When Reddit started it was a lot like the current HN--in the pre-subreddit days. Then /r/programming was great for a while, prior to digg throwing in the towel.

HN has a good signal-to-noise ratio compared to similar sites.


HN is a great example if you want to make stuff people use:

focus on the problem you're fixing, and the rest is optional.

the latest tech stack won't get you engaged users. neither will a shiny interface, more features etc

what is hn fixing? noise in news

how is it doing that?

1. good guidelines that were enforced from the start created a culture focused on quality ("this is not reddit")

2. that lead to more and more great people joining and contributing to the discussions, people you wouldn't hear from otherwise

this is why many people just skim the links shared in the forum and focus on the comments


For me personally, I've lurked here for 6 years or so. The main reason is there's a community intersection here of techies and entrepreneurs that I can't find anywhere else. And when I say techies, I mean hardcore techies who like building stuff and are good at it. Reddit ends up being quite juvenile and the signal to noise is typically low.

Don't get me wrong on Reddit. I'm a member and love reading it. But there's times I want serious and times I want jokey.

So, the killer reason people are here are because of the other people that are here. Which is the reason you can't just replicate this by building a clone with better software.

Often times I find the comments about articles here more illuminating than the articles themselves and that speaks to the quality of visitors.


A nice and intelligent community, above all else. I don't care too much about the lack of features; I like the sheer minimalism of it so that it loads very quickly instead of the text being dwarfed by the volume of markup/js/css/whatnot.


I think the quality / substance of the content here, both the links shared and the discussions, essentially makes the issues with design or features nearly irrelevant. There's nothing else out there like HN.

It's the same reason Craigslist continues to do what it does, despite it hardly changing a decade after people were already shocked it was still doing so well.

Reddit is also in the same boat. It's all about the content.

When using HN on desktop, I regularly get annoyed trying to aim and upvote, making sure I don't accidentally downvote. I never use HN on mobile because it's so terrible (there are of course mobile shells for HN out there). Ultimately I end up not caring all that much about the negatives, they minimally detract.


It's the only place on the internet I've been to which you're able to have an intelligent discussion.

I also am not fond of the lack of a mobile layout.
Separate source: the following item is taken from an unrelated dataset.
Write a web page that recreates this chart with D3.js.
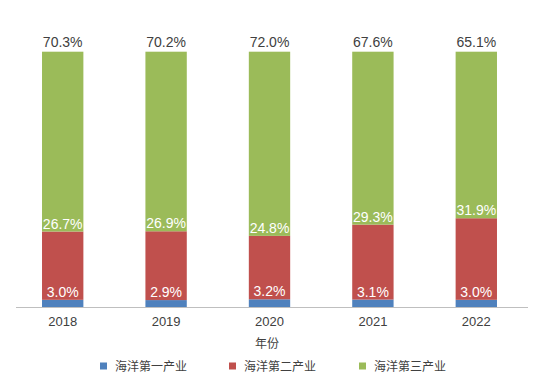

There are a lot of great HN mobile apps for practically all major mobile platforms. Shame they all seem to lack actual interaction features though (submitting links, posting comments), probably a limitation of the API.


The design being an anachronism is irrelevant, its rendering on post-Retina mobile browsers is fine, not being able to conveniently post from a mobile browser is a good thing, being able to follow each other would be stupid. A messaging feature would be stupid too, because if you're unwilling to email somebody you shouldn't be messaging them, and it's another inbox to check. There would also be spam problems and the people running the site would bear the big responsibility of keeping people's private messages private.

I can't see how you could honestly be baffled by the idea that a ranking system on a highly visible website might have all its spam-detection and manipulation-prevention details kept secret. Would Square publicly release its fraud detection algorithms?


Because you always learn something from the comments.


I don't use mobile browsers a whole lot because I quite commonly find mobile websites work poorly. The only thing I actually enjoy about any of the gadgets I own is the music player on my ipad. That's It.

Among the reasons I enjoy HN is that the pages load quickly over my mom's dialup. Mom doesn't get broadband because she doesn't need broadband just to email our family and her friends.

I particularly enjoy the linked articles because I learn so much by reading them however my hard experience is that devoting myself to learning all that stuff means I get nothing else done.

I greatly enjoy the discussions here; they are commonly better than anywhere else. Like the way slashdot was in 1999, or Usenet in 1989.

My most serious gripe is that HN often tells me I'm posting too fast, then I have to wait hours to post a reply.